In the late 1970s, two school friends from New York opened up their own “scoop shop” in a renovated gas station in downtown Vermont. All they had at the time was a $5 qualification in ice-cream making and $12,000 in capital.
Fast-forward a few decades, and Ben Cohen and Jerry Greenfield have turned it into an ice-cream empire. Now, with over 600 parlors worldwide, just under 100 different flavors and a coveted acquisition from Unilever, Ben & Jerry’s is one of the biggest names in the food industry.
After over 40 years selling ice cream the duo are still scooping today with the same mission objective that pushed them to open their first shop in 1978 – “peace, love and ice-cream” – a manifesto that’s about more than just swirls, chocolate chips and fudge pieces.
Rather than just a frozen delight, ice-cream is in fact the pair’s medium of choice to influence social, political and economic change.
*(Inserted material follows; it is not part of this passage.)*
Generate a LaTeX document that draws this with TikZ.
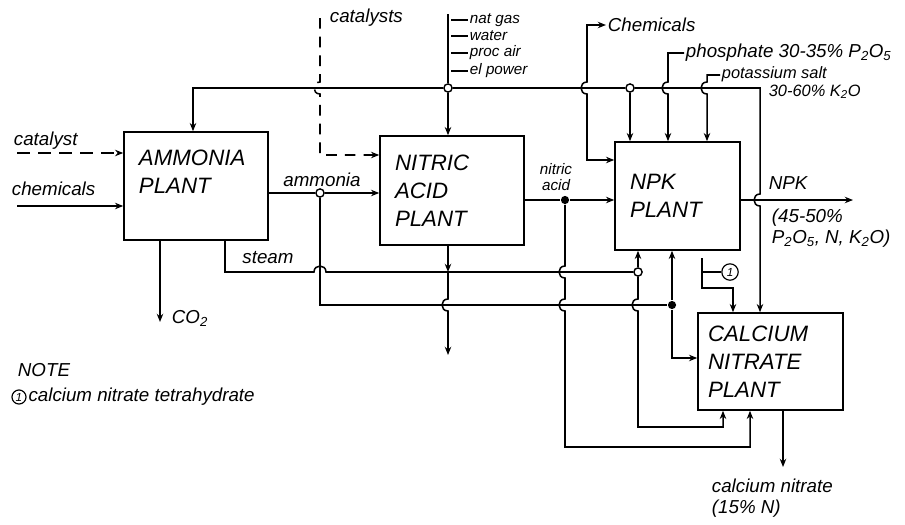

Over the years they’ve curated an eclectic library of flavors – each one delicious and creamy in its own right – but also many editions that are socially conscious.
From human rights, politics and fair trade, all the way to the economy and environment – since the seventies their flavours have been bringing awareness to global issues through ice-cream, donating scores of their profits to philanthropy.
They have even written a book about their “double-dip” business culture that prioritizes people as much as profit, explaining how to “lead with your values and make money too.”
As a B-Corporation that places social responsibility, activism and the climate equal-to or above economic status, it seems that for Ben & Jerry, peace and love might actually come before ice-cream.
“We use ice cream to change the world”
Activism is at the forefront of every level of Ben & Jerry’s business. The product, economic and social priorities of their company are all nurtured equally, and the brand strives to use their position in society to advance human rights, giving a voice to political, social and economic issues, supporting marginalized and minority communities, and protecting the environment and planet.
“We love making ice cream — but using our business to make the world a better place gives our work its meaning,” say Ben and Jerry.
Ben & Jerry’s down-to-earth yet conscious approach has kept its voice heard and its brand relevant from its “humble beginnings” to now (they were topping ice cream with sprinkles and social justice before the world was even awake to the issues of our modern-day world).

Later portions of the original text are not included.